Plotting code records
● ● ● ●
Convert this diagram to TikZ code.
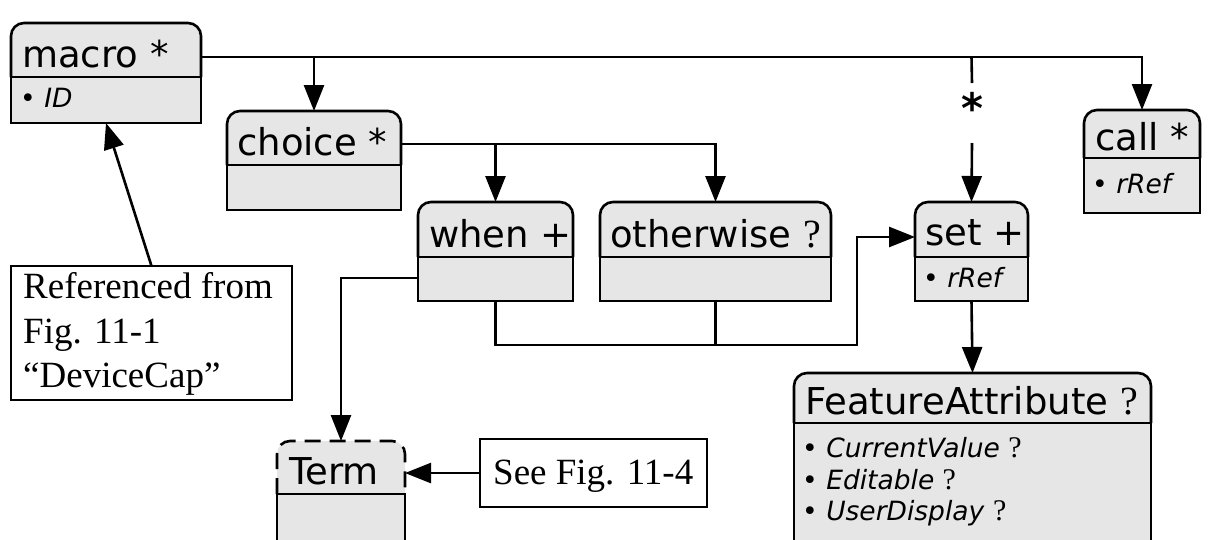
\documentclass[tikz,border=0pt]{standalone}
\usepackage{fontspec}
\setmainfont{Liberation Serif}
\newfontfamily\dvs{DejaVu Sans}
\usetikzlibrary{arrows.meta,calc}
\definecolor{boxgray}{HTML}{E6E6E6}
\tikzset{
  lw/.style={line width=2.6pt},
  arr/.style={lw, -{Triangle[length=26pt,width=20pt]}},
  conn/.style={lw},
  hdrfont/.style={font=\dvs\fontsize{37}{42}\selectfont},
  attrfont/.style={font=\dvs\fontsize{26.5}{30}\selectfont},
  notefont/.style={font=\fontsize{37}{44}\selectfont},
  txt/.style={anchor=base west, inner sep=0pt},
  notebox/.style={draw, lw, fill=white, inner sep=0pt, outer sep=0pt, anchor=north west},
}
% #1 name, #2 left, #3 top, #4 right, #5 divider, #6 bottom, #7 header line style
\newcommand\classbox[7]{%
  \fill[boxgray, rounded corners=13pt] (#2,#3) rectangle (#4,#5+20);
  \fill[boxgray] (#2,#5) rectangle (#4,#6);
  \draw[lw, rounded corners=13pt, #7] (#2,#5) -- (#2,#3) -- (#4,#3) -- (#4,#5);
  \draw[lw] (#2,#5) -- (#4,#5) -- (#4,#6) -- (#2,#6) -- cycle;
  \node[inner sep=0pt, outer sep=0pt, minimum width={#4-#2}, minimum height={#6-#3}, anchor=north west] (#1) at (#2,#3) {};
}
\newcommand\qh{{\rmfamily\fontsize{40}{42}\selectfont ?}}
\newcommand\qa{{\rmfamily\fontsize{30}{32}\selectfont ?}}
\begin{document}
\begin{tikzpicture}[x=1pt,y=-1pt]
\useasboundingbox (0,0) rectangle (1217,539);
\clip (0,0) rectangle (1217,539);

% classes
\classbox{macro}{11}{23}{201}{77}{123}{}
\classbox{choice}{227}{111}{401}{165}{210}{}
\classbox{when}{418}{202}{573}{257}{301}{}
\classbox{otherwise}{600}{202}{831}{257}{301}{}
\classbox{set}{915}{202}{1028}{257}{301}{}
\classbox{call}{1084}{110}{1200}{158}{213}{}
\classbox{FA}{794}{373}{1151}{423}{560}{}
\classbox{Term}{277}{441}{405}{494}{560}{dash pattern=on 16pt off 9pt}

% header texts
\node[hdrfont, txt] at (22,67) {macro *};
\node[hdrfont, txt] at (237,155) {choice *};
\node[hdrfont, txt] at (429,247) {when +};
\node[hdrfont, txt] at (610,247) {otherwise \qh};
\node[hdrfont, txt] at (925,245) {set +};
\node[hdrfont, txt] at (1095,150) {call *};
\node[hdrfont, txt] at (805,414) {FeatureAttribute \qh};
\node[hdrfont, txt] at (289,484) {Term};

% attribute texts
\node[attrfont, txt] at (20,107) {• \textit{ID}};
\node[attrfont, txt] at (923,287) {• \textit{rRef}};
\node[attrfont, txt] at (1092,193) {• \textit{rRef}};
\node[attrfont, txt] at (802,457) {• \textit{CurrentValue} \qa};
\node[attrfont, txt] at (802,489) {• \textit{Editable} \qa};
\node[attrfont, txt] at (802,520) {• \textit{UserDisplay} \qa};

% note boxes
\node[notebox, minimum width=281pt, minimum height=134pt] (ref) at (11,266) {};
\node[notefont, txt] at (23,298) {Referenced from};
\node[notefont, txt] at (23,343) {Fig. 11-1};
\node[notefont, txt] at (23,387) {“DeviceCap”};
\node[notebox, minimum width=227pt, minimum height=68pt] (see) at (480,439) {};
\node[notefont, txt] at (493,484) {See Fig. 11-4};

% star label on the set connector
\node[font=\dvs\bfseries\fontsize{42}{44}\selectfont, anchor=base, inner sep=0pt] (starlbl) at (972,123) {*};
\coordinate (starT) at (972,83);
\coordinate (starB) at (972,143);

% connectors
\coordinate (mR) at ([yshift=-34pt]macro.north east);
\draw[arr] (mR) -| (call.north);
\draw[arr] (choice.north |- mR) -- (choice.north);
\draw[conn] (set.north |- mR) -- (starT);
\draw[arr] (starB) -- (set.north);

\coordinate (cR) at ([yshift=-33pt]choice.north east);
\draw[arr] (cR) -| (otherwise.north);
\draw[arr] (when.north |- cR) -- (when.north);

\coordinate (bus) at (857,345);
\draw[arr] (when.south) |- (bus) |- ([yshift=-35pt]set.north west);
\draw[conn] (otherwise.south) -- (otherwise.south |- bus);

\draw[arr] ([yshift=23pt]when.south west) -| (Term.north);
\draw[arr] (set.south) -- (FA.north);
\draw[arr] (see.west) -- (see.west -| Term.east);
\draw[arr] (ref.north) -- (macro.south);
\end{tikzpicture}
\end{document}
● ● ● ●
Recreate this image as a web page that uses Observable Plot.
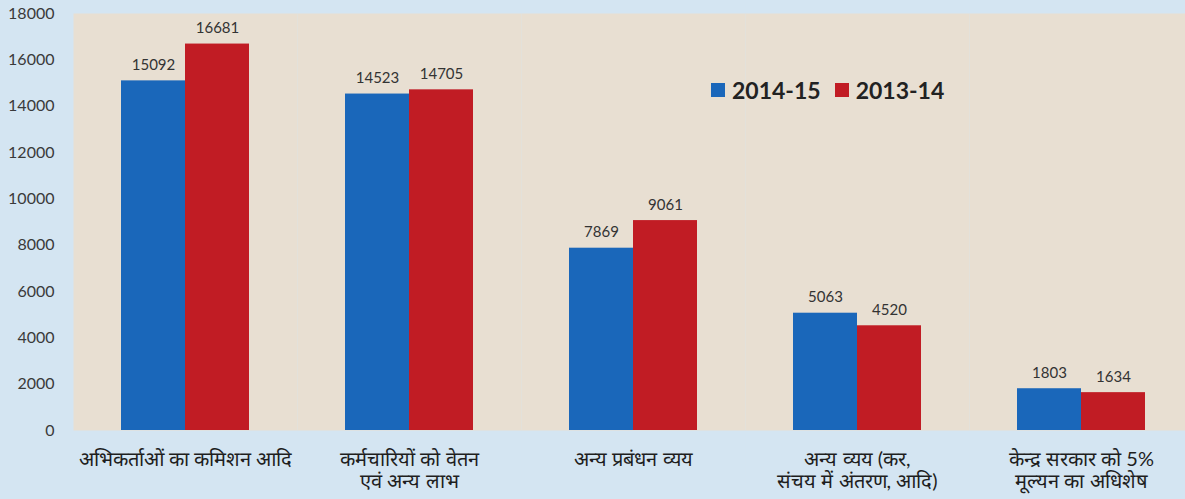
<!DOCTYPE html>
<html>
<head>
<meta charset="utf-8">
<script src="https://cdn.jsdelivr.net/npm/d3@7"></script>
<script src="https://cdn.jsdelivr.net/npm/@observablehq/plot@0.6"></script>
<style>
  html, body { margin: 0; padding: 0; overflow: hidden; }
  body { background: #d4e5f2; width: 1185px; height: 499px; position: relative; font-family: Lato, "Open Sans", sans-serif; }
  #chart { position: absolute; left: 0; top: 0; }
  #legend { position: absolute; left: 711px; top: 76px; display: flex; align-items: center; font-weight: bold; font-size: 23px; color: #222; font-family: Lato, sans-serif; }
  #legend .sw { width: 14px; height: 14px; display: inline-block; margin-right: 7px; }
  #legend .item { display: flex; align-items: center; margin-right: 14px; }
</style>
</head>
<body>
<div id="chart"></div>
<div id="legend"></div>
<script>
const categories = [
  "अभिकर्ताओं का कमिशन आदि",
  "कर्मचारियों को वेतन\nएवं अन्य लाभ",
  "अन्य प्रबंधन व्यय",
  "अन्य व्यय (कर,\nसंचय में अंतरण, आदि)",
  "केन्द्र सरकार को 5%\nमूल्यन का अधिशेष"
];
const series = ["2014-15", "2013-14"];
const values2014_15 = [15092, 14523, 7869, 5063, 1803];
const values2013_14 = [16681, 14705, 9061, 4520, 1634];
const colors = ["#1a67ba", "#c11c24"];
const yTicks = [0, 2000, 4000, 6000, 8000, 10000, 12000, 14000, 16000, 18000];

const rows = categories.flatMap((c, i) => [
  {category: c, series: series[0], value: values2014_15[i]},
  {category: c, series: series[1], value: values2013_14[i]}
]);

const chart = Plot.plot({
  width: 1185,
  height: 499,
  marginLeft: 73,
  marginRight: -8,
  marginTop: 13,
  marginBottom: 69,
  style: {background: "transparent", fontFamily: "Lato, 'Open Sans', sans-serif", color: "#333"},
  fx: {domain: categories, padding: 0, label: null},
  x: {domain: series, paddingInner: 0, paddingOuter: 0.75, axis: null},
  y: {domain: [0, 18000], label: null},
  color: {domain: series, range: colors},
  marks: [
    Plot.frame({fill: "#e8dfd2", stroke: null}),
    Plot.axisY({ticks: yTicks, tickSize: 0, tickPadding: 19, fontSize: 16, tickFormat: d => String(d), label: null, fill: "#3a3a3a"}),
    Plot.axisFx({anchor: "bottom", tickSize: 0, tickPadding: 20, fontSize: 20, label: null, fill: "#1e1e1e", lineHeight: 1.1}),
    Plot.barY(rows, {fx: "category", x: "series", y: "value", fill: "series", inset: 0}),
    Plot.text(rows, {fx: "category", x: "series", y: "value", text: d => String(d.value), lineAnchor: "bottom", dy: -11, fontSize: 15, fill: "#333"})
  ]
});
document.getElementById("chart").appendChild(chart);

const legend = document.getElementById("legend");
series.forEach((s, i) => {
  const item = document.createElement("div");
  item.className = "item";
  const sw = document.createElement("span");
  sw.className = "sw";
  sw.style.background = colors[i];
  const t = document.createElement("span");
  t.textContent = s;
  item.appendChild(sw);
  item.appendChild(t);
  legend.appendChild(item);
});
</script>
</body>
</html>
● ● ● ●
Exercise: Pull every line holding "this" out of the records.

The solution:
Convert this diagram to TikZ code.
Recreate this image as a web page that uses Observable Plot.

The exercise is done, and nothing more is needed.